* begin Data lines *

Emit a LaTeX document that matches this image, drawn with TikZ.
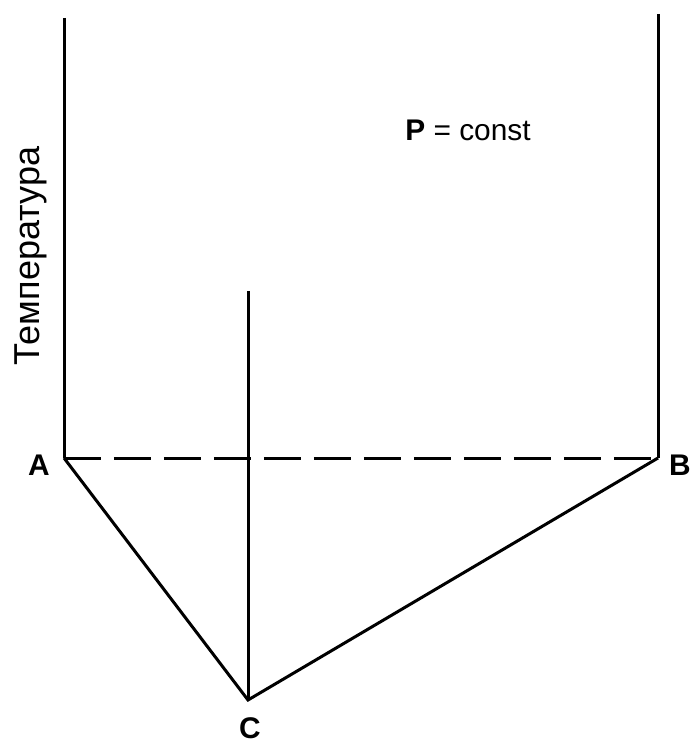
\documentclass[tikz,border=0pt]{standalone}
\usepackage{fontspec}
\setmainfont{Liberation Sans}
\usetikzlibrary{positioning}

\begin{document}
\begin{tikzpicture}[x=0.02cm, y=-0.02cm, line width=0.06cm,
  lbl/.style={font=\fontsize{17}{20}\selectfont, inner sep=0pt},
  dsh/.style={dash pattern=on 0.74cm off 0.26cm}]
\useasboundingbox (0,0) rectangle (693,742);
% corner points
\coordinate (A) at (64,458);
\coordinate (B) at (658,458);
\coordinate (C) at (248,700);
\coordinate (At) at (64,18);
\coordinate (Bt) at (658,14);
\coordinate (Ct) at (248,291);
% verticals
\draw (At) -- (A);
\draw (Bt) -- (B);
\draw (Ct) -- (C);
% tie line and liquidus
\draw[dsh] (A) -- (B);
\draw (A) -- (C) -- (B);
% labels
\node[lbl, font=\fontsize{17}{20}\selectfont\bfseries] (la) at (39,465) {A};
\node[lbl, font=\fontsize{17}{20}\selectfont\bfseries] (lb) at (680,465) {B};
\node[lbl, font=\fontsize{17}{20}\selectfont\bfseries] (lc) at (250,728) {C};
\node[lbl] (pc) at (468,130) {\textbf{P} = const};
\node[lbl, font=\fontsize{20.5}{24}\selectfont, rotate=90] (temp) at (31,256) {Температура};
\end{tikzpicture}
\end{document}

* end Data lines *

Return the listing above in full and without alteration, excluding its pictures.

> Result for this task:
Emit a LaTeX document that matches this image, drawn with TikZ.
\documentclass[tikz,border=0pt]{standalone}
\usepackage{fontspec}
\setmainfont{Liberation Sans}
\usetikzlibrary{positioning}

\begin{document}
\begin{tikzpicture}[x=0.02cm, y=-0.02cm, line width=0.06cm,
  lbl/.style={font=\fontsize{17}{20}\selectfont, inner sep=0pt},
  dsh/.style={dash pattern=on 0.74cm off 0.26cm}]
\useasboundingbox (0,0) rectangle (693,742);
% corner points
\coordinate (A) at (64,458);
\coordinate (B) at (658,458);
\coordinate (C) at (248,700);
\coordinate (At) at (64,18);
\coordinate (Bt) at (658,14);
\coordinate (Ct) at (248,291);
% verticals
\draw (At) -- (A);
\draw (Bt) -- (B);
\draw (Ct) -- (C);
% tie line and liquidus
\draw[dsh] (A) -- (B);
\draw (A) -- (C) -- (B);
% labels
\node[lbl, font=\fontsize{17}{20}\selectfont\bfseries] (la) at (39,465) {A};
\node[lbl, font=\fontsize{17}{20}\selectfont\bfseries] (lb) at (680,465) {B};
\node[lbl, font=\fontsize{17}{20}\selectfont\bfseries] (lc) at (250,728) {C};
\node[lbl] (pc) at (468,130) {\textbf{P} = const};
\node[lbl, font=\fontsize{20.5}{24}\selectfont, rotate=90] (temp) at (31,256) {Температура};
\end{tikzpicture}
\end{document}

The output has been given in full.